**To be done:**
Compute the number of lines that include the string "matplotlib", then output that number and nothing else.

---+---

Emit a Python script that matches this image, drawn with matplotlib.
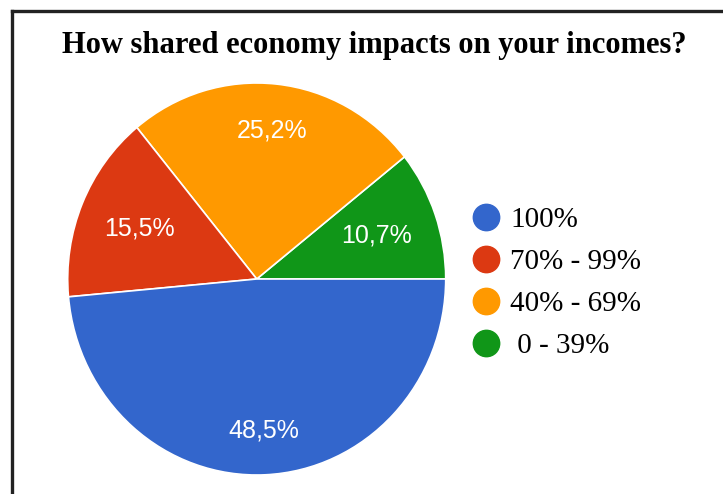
import matplotlib
matplotlib.use("Agg")
import matplotlib.pyplot as plt
from matplotlib.lines import Line2D
import numpy as np

title = "How shared economy impacts on your incomes?"
# slices drawn counter-clockwise from 3 o'clock
slice_labels = ["0 - 39%", "40% - 69%", "70% - 99%", "100%"]
shares = [10.7, 25.2, 15.5, 48.5]
colors = ["#109618", "#ff9900", "#dc3912", "#3366cc"]
# legend lists the groups the other way round
legend_order = [3, 2, 1, 0]
legend_text = ["100%", "70% - 99%", "40% - 69%", " 0 - 39%"]

W, H = 723, 494
fig = plt.figure(figsize=(W / 100, H / 100), dpi=100)
fig.patch.set_facecolor("white")

# frame lines along the top and left
fig.add_artist(Line2D([11.5 / W, 11.5 / W], [0, 1 - 11.5 / H], color="#222222", lw=2.4))
fig.add_artist(Line2D([11.5 / W, 1], [1 - 11.5 / H, 1 - 11.5 / H], color="#222222", lw=2.4))

fig.text(374 / W, 1 - 45 / H, title, ha="center", va="center",
         family="Liberation Serif", weight="bold", fontsize=22)

# pie area in pixels: centre (257, 279), rx 189, ry 196
cx, cy, rx, ry = 256.7, 279, 189, 196
ax = fig.add_axes([(cx - rx) / W, 1 - (cy + ry) / H, 2 * rx / W, 2 * ry / H])
wedges, texts, autotexts = ax.pie(
    shares, colors=colors, startangle=0, counterclock=True,
    autopct=lambda p: "", pctdistance=0.75,
    wedgeprops=dict(edgecolor="white", linewidth=1.2))

# labels sit a bit further in on the narrow slices
label_r = [0.673, 0.764, 0.673, 0.776]
for w, t, v, r in zip(wedges, autotexts, shares, label_r):
    mid = np.deg2rad((w.theta1 + w.theta2) / 2)
    t.set_position((r * np.cos(mid), r * np.sin(mid)))
    t.set_text(f"{v:.1f}%".replace(".", ","))
    t.set_color("white")
    t.set_fontsize(18)
    t.set_family("Liberation Sans")
ax.set_aspect("auto")
ax.set_xlim(-1, 1)
ax.set_ylim(-1, 1)
ax.axis("off")

handles = [Line2D([], [], marker="o", linestyle="none", markersize=19,
                  markerfacecolor=colors[i], markeredgecolor=colors[i])
           for i in legend_order]
fig.legend(handles, legend_text, loc="center left",
           bbox_to_anchor=(471.5 / W, 1 - 283 / H), frameon=False,
           prop=dict(family="Liberation Serif", size=21),
           handlelength=1.0, handletextpad=0.33, labelspacing=0.53,
           borderpad=0, borderaxespad=0)

fig.savefig("out.png", dpi=100, facecolor="white")
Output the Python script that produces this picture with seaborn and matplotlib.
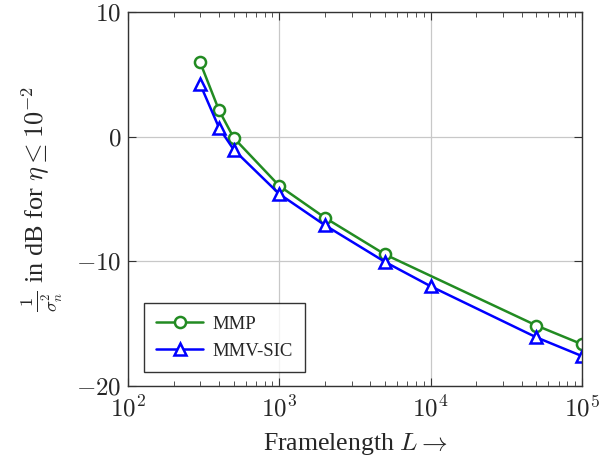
import numpy as np
import pandas as pd
import seaborn as sns
import matplotlib.pyplot as plt
from matplotlib.ticker import LogLocator, FixedLocator, FuncFormatter, NullFormatter

# MMP curve
mmp_L = [300, 400, 500, 1000, 2000, 5000, 50000, 100000]
mmp_db = [5.95, 2.1, -0.1, -3.95, -6.5, -9.45, -15.15, -16.65]

# MMV-SIC curve
sic_L = [300, 400, 500, 1000, 2000, 5000, 10000, 50000, 100000]
sic_db = [4.2, 0.7, -1.05, -4.6, -7.1, -10.05, -12.0, -16.1, -17.6]

sns.set_style('ticks')
plt.rcParams['font.family'] = ['Liberation Serif', 'DejaVu Serif']
plt.rcParams['mathtext.fontset'] = 'cm'

fig = plt.figure(figsize=(6.13, 4.65), dpi=100)
ax = fig.add_axes([0.2088, 0.1699, 0.7406, 0.8043])

for L, db, name, col, mk in [(mmp_L, mmp_db, 'MMP', '#228b22', 'o'),
                             (sic_L, sic_db, 'MMV-SIC', '#0000ff', '^')]:
    sns.lineplot(x=L, y=db, ax=ax, color=col, label=name, marker=mk,
                 markersize=8, markeredgewidth=1.8, markerfacecolor='white',
                 markeredgecolor=col, linewidth=1.8)

ax.set_xscale('log')
ax.set_xlim(1e2, 1e5)
ax.set_ylim(-20, 10)
ax.xaxis.set_major_locator(FixedLocator([1e2, 1e3, 1e4, 1e5]))
ax.xaxis.set_minor_locator(LogLocator(base=10, subs=np.arange(2, 10)))
ax.xaxis.set_minor_formatter(NullFormatter())
ax.xaxis.set_major_formatter(FuncFormatter(lambda v, p: r'$10^{%d}$' % round(np.log10(v))))
ax.yaxis.set_major_locator(FixedLocator([-20, -10, 0, 10]))
ax.yaxis.set_major_formatter(FuncFormatter(lambda v, p: r'$%d$' % v))

ax.grid(True, which='major', color='#c8c8c8', linewidth=0.9)
ax.tick_params(which='both', direction='in', top=True, right=True, labelsize=18, color='#333333')
ax.tick_params(which='major', length=6)
ax.tick_params(which='minor', length=3.5)
ax.tick_params(axis='x', pad=7)
ax.tick_params(axis='y', pad=5)
for s in ax.spines.values():
    s.set_linewidth(1.0)
    s.set_color('#333333')

ax.set_xlabel(r'Framelength $L \rightarrow$', fontsize=18.5, labelpad=7)
ax.set_ylabel(r'$\frac{1}{\sigma_n^2}$ in dB for $\eta \leq 10^{-2}$', fontsize=19, labelpad=8)

leg = ax.legend(loc='lower left', bbox_to_anchor=(0.015, 0.012),
                fontsize=13.5, frameon=True, fancybox=False, edgecolor='black',
                handlelength=2.5, handletextpad=0.5, borderpad=0.65, labelspacing=0.55)
leg.get_frame().set_linewidth(1.0)

plt.savefig('out.png', dpi=100)
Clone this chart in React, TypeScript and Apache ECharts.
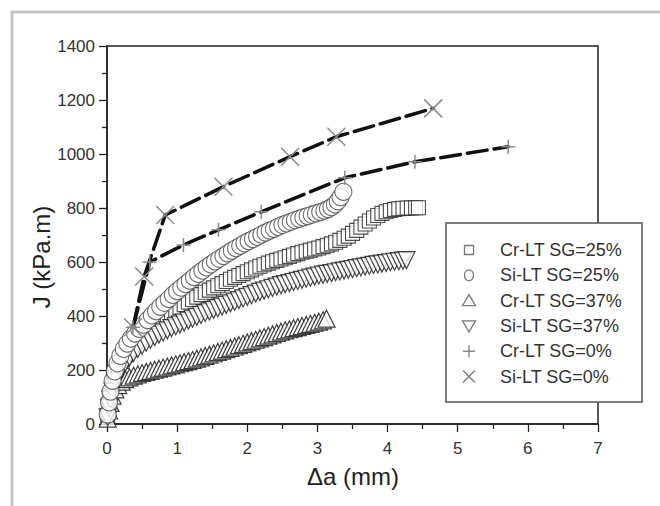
import React, { useEffect, useRef } from 'react';
import * as echarts from 'echarts';

const seriesNames = [
  'Cr-LT SG=25%',
  'Si-LT SG=25%',
  'Cr-LT SG=37%',
  'Si-LT SG=37%',
  'Cr-LT SG=0%',
  'Si-LT SG=0%',
];

const xTitle = 'Δa (mm)';
const yTitle = 'J (kPa.m)';

const crLt25: [number, number][] = [
  [0.01, 30], [0.03, 70], [0.05, 105], [0.08, 140], [0.12, 175], [0.16, 205], [0.21, 232], [0.26, 255],
  [0.32, 276], [0.38, 295], [0.44, 312], [0.5, 327], [0.56, 341], [0.62, 354], [0.68, 367], [0.74, 379],
  [0.8, 390], [0.86, 401], [0.92, 412], [0.98, 422], [1.04, 432], [1.1, 442], [1.16, 452], [1.22, 461],
  [1.28, 470], [1.34, 479], [1.4, 488], [1.46, 496], [1.52, 504], [1.58, 512], [1.64, 520], [1.7, 528],
  [1.76, 536], [1.82, 543], [1.88, 550], [1.94, 557], [2.0, 564], [2.06, 571], [2.12, 578], [2.18, 584],
  [2.24, 590], [2.3, 596], [2.36, 601], [2.42, 606], [2.48, 611], [2.54, 616], [2.6, 621], [2.66, 626],
  [2.72, 631], [2.78, 636], [2.84, 640], [2.9, 644], [2.96, 648], [3.02, 652], [3.08, 657], [3.14, 662],
  [3.2, 667], [3.26, 673], [3.32, 680], [3.38, 688], [3.44, 696], [3.5, 706], [3.56, 717], [3.62, 729],
  [3.68, 741], [3.74, 752], [3.8, 763], [3.86, 772], [3.92, 780], [3.98, 786], [4.04, 791], [4.1, 795],
  [4.16, 797], [4.22, 799], [4.28, 800], [4.34, 800], [4.4, 801], [4.44, 801],
];

const siLt25: [number, number][] = [
  [0.01, 35], [0.03, 80], [0.05, 120], [0.08, 160], [0.11, 195], [0.15, 225], [0.19, 252], [0.24, 278],
  [0.29, 298], [0.34, 316], [0.4, 335], [0.46, 352], [0.52, 368], [0.58, 385], [0.64, 402], [0.7, 418],
  [0.76, 434], [0.82, 449], [0.88, 463], [0.94, 478], [1.0, 492], [1.06, 505], [1.12, 518], [1.18, 531],
  [1.24, 544], [1.3, 556], [1.36, 568], [1.42, 580], [1.48, 591], [1.54, 602], [1.6, 612], [1.66, 622],
  [1.72, 632], [1.78, 642], [1.84, 651], [1.9, 660], [1.96, 669], [2.02, 677], [2.08, 685], [2.14, 693],
  [2.2, 701], [2.26, 709], [2.32, 716], [2.38, 723], [2.44, 730], [2.5, 737], [2.56, 743], [2.62, 749],
  [2.68, 755], [2.74, 760], [2.8, 765], [2.86, 770], [2.92, 775], [2.98, 780], [3.04, 785], [3.1, 790],
  [3.15, 796], [3.2, 803], [3.25, 813], [3.29, 825], [3.33, 840], [3.37, 860],
];

const crLt37: [number, number][] = [
  [0.01, 20], [0.03, 50], [0.05, 78], [0.08, 105], [0.12, 128], [0.16, 144], [0.21, 157], [0.26, 166],
  [0.32, 173], [0.38, 179], [0.44, 184], [0.5, 189], [0.56, 193], [0.62, 197], [0.68, 201], [0.74, 205],
  [0.8, 209], [0.86, 213], [0.92, 217], [0.98, 221], [1.04, 225], [1.1, 229], [1.16, 233], [1.22, 237],
  [1.28, 242], [1.34, 247], [1.4, 252], [1.46, 257], [1.52, 262], [1.58, 267], [1.64, 272], [1.7, 277],
  [1.76, 282], [1.82, 287], [1.88, 292], [1.94, 297], [2.0, 302], [2.06, 307], [2.12, 312], [2.18, 317],
  [2.24, 322], [2.3, 327], [2.36, 332], [2.42, 337], [2.48, 342], [2.54, 347], [2.6, 351], [2.66, 355],
  [2.72, 359], [2.78, 363], [2.84, 367], [2.9, 371], [2.96, 375], [3.02, 379], [3.08, 384], [3.13, 390],
];

const siLt37: [number, number][] = [
  [0.01, 25], [0.03, 60], [0.05, 90], [0.08, 120], [0.12, 152], [0.16, 180], [0.21, 205], [0.26, 226],
  [0.32, 246], [0.38, 263], [0.44, 278], [0.5, 290], [0.56, 301], [0.62, 312], [0.68, 322], [0.74, 331],
  [0.8, 339], [0.86, 347], [0.92, 355], [0.98, 362], [1.04, 369], [1.1, 376], [1.16, 383], [1.22, 390],
  [1.28, 397], [1.34, 404], [1.4, 411], [1.46, 417], [1.52, 423], [1.58, 429], [1.64, 435], [1.7, 441],
  [1.76, 447], [1.82, 453], [1.88, 459], [1.94, 465], [2.0, 471], [2.06, 477], [2.12, 483], [2.18, 489],
  [2.24, 494], [2.3, 499], [2.36, 504], [2.42, 509], [2.48, 514], [2.54, 518], [2.6, 522], [2.66, 526],
  [2.72, 530], [2.78, 534], [2.84, 538], [2.9, 542], [2.96, 546], [3.02, 550], [3.08, 553], [3.14, 556],
  [3.2, 559], [3.26, 562], [3.32, 565], [3.38, 568], [3.44, 571], [3.5, 574], [3.56, 577], [3.62, 580],
  [3.68, 583], [3.74, 586], [3.8, 589], [3.86, 591], [3.92, 594], [3.98, 596], [4.04, 599], [4.1, 601],
  [4.16, 603], [4.22, 605], [4.27, 607],
];

const crLt0: [number, number][] = [
  [0.37, 358], [0.61, 600], [1.09, 663], [1.59, 719], [2.2, 786], [3.39, 912], [4.39, 971], [5.72, 1027],
];

const siLt0: [number, number][] = [
  [0.37, 358], [0.53, 546], [0.83, 774], [1.66, 879], [2.61, 990], [3.27, 1064], [4.65, 1169],
];

const X_MIN = 0;
const X_MAX = 7;
const X_STEP = 1;
const Y_MIN = 0;
const Y_MAX = 1400;
const Y_STEP = 200;

const FONT = '"Liberation Sans", Arial, sans-serif';
const PLUS_PATH = 'path://M5 0L5 10M0 5L10 5';
const CROSS_PATH = 'path://M0 0L10 10M10 0L0 10';

export default function App() {
  const ref = useRef<HTMLDivElement>(null);

  useEffect(() => {
    if (!ref.current) return;
    const chart = echarts.init(ref.current, undefined, { renderer: 'svg' });

    const openMarker = (stroke: string, w = 1.1) => ({
      color: '#ffffff',
      borderColor: stroke,
      borderWidth: w,
    });

    const legendX = 446;
    const legendY = 223;
    const rowY = (i: number) => 250 + i * 25.3;
    const symX = 469;
    const gray = '#7a7a7a';

    const legendSymbols: any[] = [
      { type: 'rect', shape: { x: symX - 4.5, y: rowY(0) - 4.5, width: 9, height: 9 }, style: { fill: 'none', stroke: gray, lineWidth: 1.3 } },
      { type: 'ellipse', shape: { cx: symX, cy: rowY(1), rx: 4.5, ry: 5.5 }, style: { fill: 'none', stroke: gray, lineWidth: 1.3 } },
      { type: 'polygon', shape: { points: [[symX, rowY(2) - 6], [symX - 6.5, rowY(2) + 5], [symX + 6.5, rowY(2) + 5]] }, style: { fill: 'none', stroke: gray, lineWidth: 1.3 } },
      { type: 'polygon', shape: { points: [[symX, rowY(3) + 6], [symX - 6.5, rowY(3) - 5], [symX + 6.5, rowY(3) - 5]] }, style: { fill: 'none', stroke: gray, lineWidth: 1.3 } },
      { type: 'line', shape: { x1: symX - 6, y1: rowY(4), x2: symX + 6, y2: rowY(4) }, style: { stroke: gray, lineWidth: 1.3 } },
      { type: 'line', shape: { x1: symX, y1: rowY(4) - 6, x2: symX, y2: rowY(4) + 6 }, style: { stroke: gray, lineWidth: 1.3 } },
      { type: 'line', shape: { x1: symX - 6, y1: rowY(5) - 6, x2: symX + 6, y2: rowY(5) + 6 }, style: { stroke: gray, lineWidth: 1.3 } },
      { type: 'line', shape: { x1: symX - 6, y1: rowY(5) + 6, x2: symX + 6, y2: rowY(5) - 6 }, style: { stroke: gray, lineWidth: 1.3 } },
    ];

    const legendTexts = seriesNames.map((name, i) => ({
      type: 'text',
      x: 500,
      y: rowY(i),
      style: {
        text: name,
        fill: '#333',
        font: `18px ${FONT}`,
        verticalAlign: 'middle',
      },
    }));

    const axisCommon = {
      type: 'value',
      axisLine: { show: true, onZero: false, lineStyle: { color: '#222', width: 1.5 } },
      axisTick: { show: true, length: 8, lineStyle: { color: '#222', width: 1.3 } },
      minorTick: { show: true, splitNumber: 2, length: 5, lineStyle: { color: '#222', width: 1.3 } },
      splitLine: { show: false },
    };

    const option: any = {
      animation: false,
      backgroundColor: '#ffffff',
      grid: {
        left: 107,
        top: 46,
        right: 62,
        bottom: 82,
        show: true,
        borderColor: '#222',
        borderWidth: 1.5,
        backgroundColor: 'transparent',
      },
      xAxis: {
        ...axisCommon,
        min: X_MIN,
        max: X_MAX,
        interval: X_STEP,
        axisLabel: { color: '#333', fontSize: 17, fontFamily: FONT, margin: 16, formatter: (v: number) => String(v) },
      },
      yAxis: {
        ...axisCommon,
        min: Y_MIN,
        max: Y_MAX,
        interval: Y_STEP,
        axisLabel: { color: '#333', fontSize: 17, fontFamily: FONT, margin: 12, formatter: (v: number) => String(v) },
      },
      series: [
        {
          type: 'scatter',
          name: seriesNames[0],
          data: crLt25,
          symbol: 'rect',
          symbolSize: 14,
          itemStyle: openMarker('#222'),
          z: 2,
        },
        {
          type: 'scatter',
          name: seriesNames[1],
          data: siLt25,
          symbol: 'circle',
          symbolSize: 17,
          itemStyle: openMarker('#4a4a4a'),
          z: 3,
        },
        {
          type: 'scatter',
          name: seriesNames[2],
          data: crLt37,
          symbol: 'triangle',
          symbolSize: 17,
          itemStyle: openMarker('#111', 1.2),
          z: 2,
        },
        {
          type: 'scatter',
          name: seriesNames[3],
          data: siLt37,
          symbol: 'triangle',
          symbolRotate: 180,
          symbolSize: 17,
          itemStyle: openMarker('#161616', 1.2),
          z: 2,
        },
        {
          type: 'line',
          name: seriesNames[4],
          data: crLt0,
          symbol: PLUS_PATH,
          symbolSize: 14,
          showSymbol: true,
          lineStyle: { color: '#111', width: 3.5, type: [20, 7], cap: 'round' },
          itemStyle: { color: 'none', borderColor: '#8a8a8a', borderWidth: 1.5 },
          z: 5,
        },
        {
          type: 'line',
          name: seriesNames[5],
          data: siLt0,
          symbol: CROSS_PATH,
          symbolSize: 18,
          showSymbol: true,
          lineStyle: { color: '#111', width: 3.5, type: [20, 7], cap: 'round' },
          itemStyle: { color: 'none', borderColor: '#8a8a8a', borderWidth: 1.5 },
          z: 5,
        },
      ],
      graphic: [
        {
          type: 'rect',
          shape: { x: 12, y: 12, width: 700, height: 560 },
          style: { fill: 'none', stroke: '#c6c6c6', lineWidth: 3 },
          z: 0,
          silent: true,
        },
        {
          type: 'text',
          x: 41,
          y: 257,
          rotation: Math.PI / 2,
          style: {
            text: yTitle,
            fill: '#222',
            font: `24px ${FONT}`,
            align: 'center',
            verticalAlign: 'middle',
          },
        },
        {
          type: 'text',
          x: 353,
          y: 476,
          style: {
            text: xTitle,
            fill: '#222',
            font: `24px ${FONT}`,
            align: 'center',
            verticalAlign: 'middle',
          },
        },
        {
          type: 'rect',
          shape: { x: legendX, y: legendY, width: 196, height: 179 },
          style: { fill: '#ffffff', stroke: '#555', lineWidth: 1.5 },
          z: 20,
        },
        ...legendSymbols.map((s) => ({ ...s, z: 21 })),
        ...legendTexts.map((t) => ({ ...t, z: 21 })),
      ],
    };

    chart.setOption(option);
    return () => chart.dispose();
  }, []);

  return (
    <div
      ref={ref}
      style={{ position: 'fixed', left: 0, top: 0, width: 660, height: 506, background: '#fff' }}
    />
  );
}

---+---

**Response to the task:**
8